The rolls arrive hot—wait 30 seconds or burn your tongue. Dip in:
- Nuoc mam chua ngot: sweet-sour fish sauce, the default. Ratios vary, but expect fish sauce, lime juice, sugar, water, minced garlic, sliced chili. Some vendors add grated carrot and papaya.
- Tuong ot: thicker chili sauce, sweeter and less funky than fish sauce. Common in the south.
- Tuong xi muoi: plum sauce, sticky and tangy. Less common but shows up at northern vendors.
Grab a lettuce leaf, add herbs (mint, cilantro, perilla if available), place the roll inside, wrap, dip, bite. Or just dip and eat directly—no one will judge you.
Where You'll Encounter Cha Gio
As an appetizer: Sit-down restaurants serve cha gio to start, usually 40,000-80,000 VND for a plate of 5.
In "bun cha gio": A cold vermicelli noodle bowl topped with fried spring rolls, herbs, pickled vegetables, peanuts, and fish sauce. Common lunch dish, 35,000-50,000 VND. You break the rolls into the bowl and mix.
Street snack: Vendors set up near markets, parks, and busy intersections in the late afternoon. 8,000-15,000 VND per roll, wrapped in paper, eaten standing.
At home: Cha gio is labor-intensive (wrapping 30 rolls takes 45 minutes), so it's reserved for family gatherings, "Tet", and special occasions.
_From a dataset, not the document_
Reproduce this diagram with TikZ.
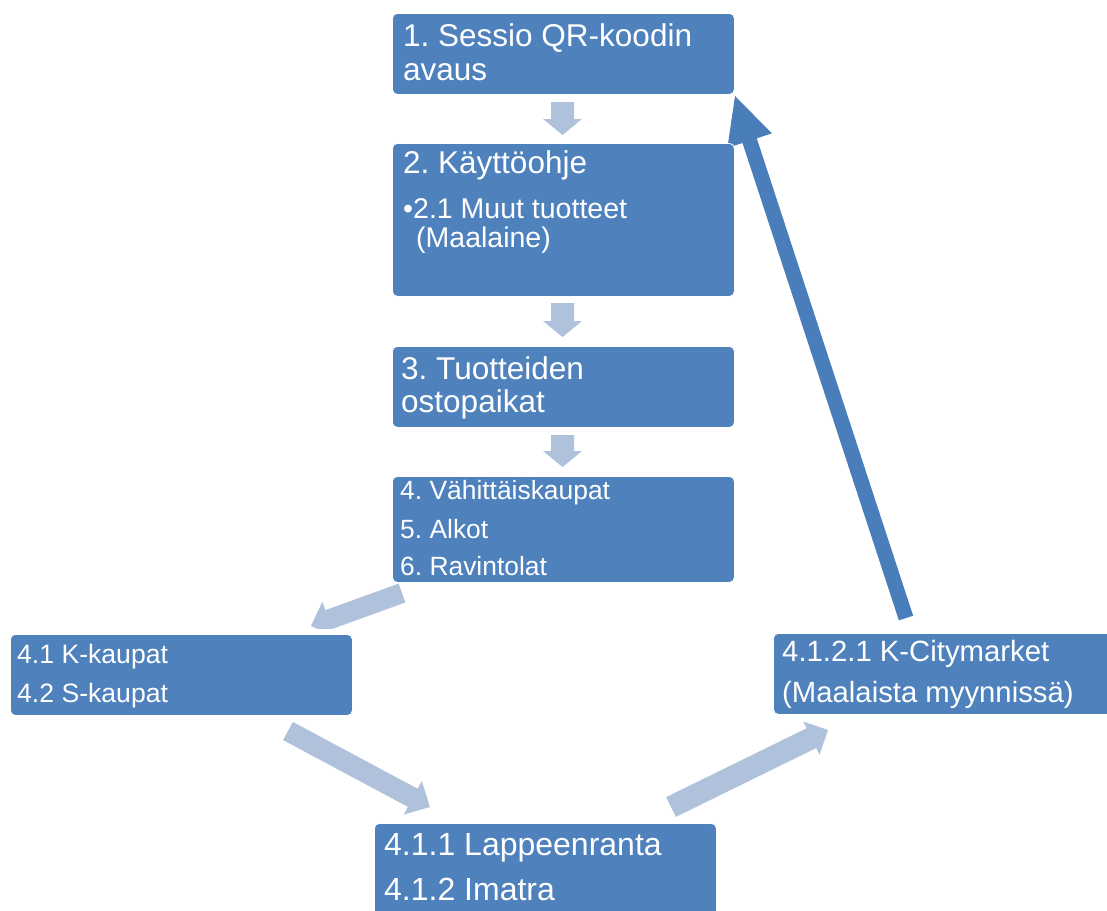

If a Vietnamese friend invites you for a home meal and serves cha gio, they put in real effort.
Image by Phương Huy (thảo luận) via Wikimedia Commons (CC BY-SA)
North vs. South Differences
The north prefers smaller rolls, tighter wraps, and banh trang. Fillings lean toward pork and mushrooms, less seafood. Dipping sauce is lighter on sugar.
The south makes larger rolls, uses banh re more often, and adds crab or shrimp. The dipping sauce is sweeter, sometimes with pineapple juice mixed in.
Central Vietnam (Hue, Da Nang) splits the difference—medium-sized rolls, optional seafood, balanced dipping sauce.
Practical Notes
- Cha gio is always fried to order at good vendors. If you see a pile sitting under a heat lamp, walk away.
- The filling should be hot but not greasy. If oil pools on the plate, the frying temp was too low.
- Vegetarian versions are genuinely common, not an afterthought. You won't struggle to find them in cities.
- Freezing and reheating: Leftover cha gio goes soggy. Reheat in an oven or air fryer at 180°C for 8-10 minutes. Microwaving turns the wrapper to rubber.
Cha gio is one of the first dishes visitors try and one of the last they crave after leaving. It's not fancy, but when fried correctly—wrapper crackling, filling savory-sweet, fish sauce balanced—it's hard to stop at three rolls.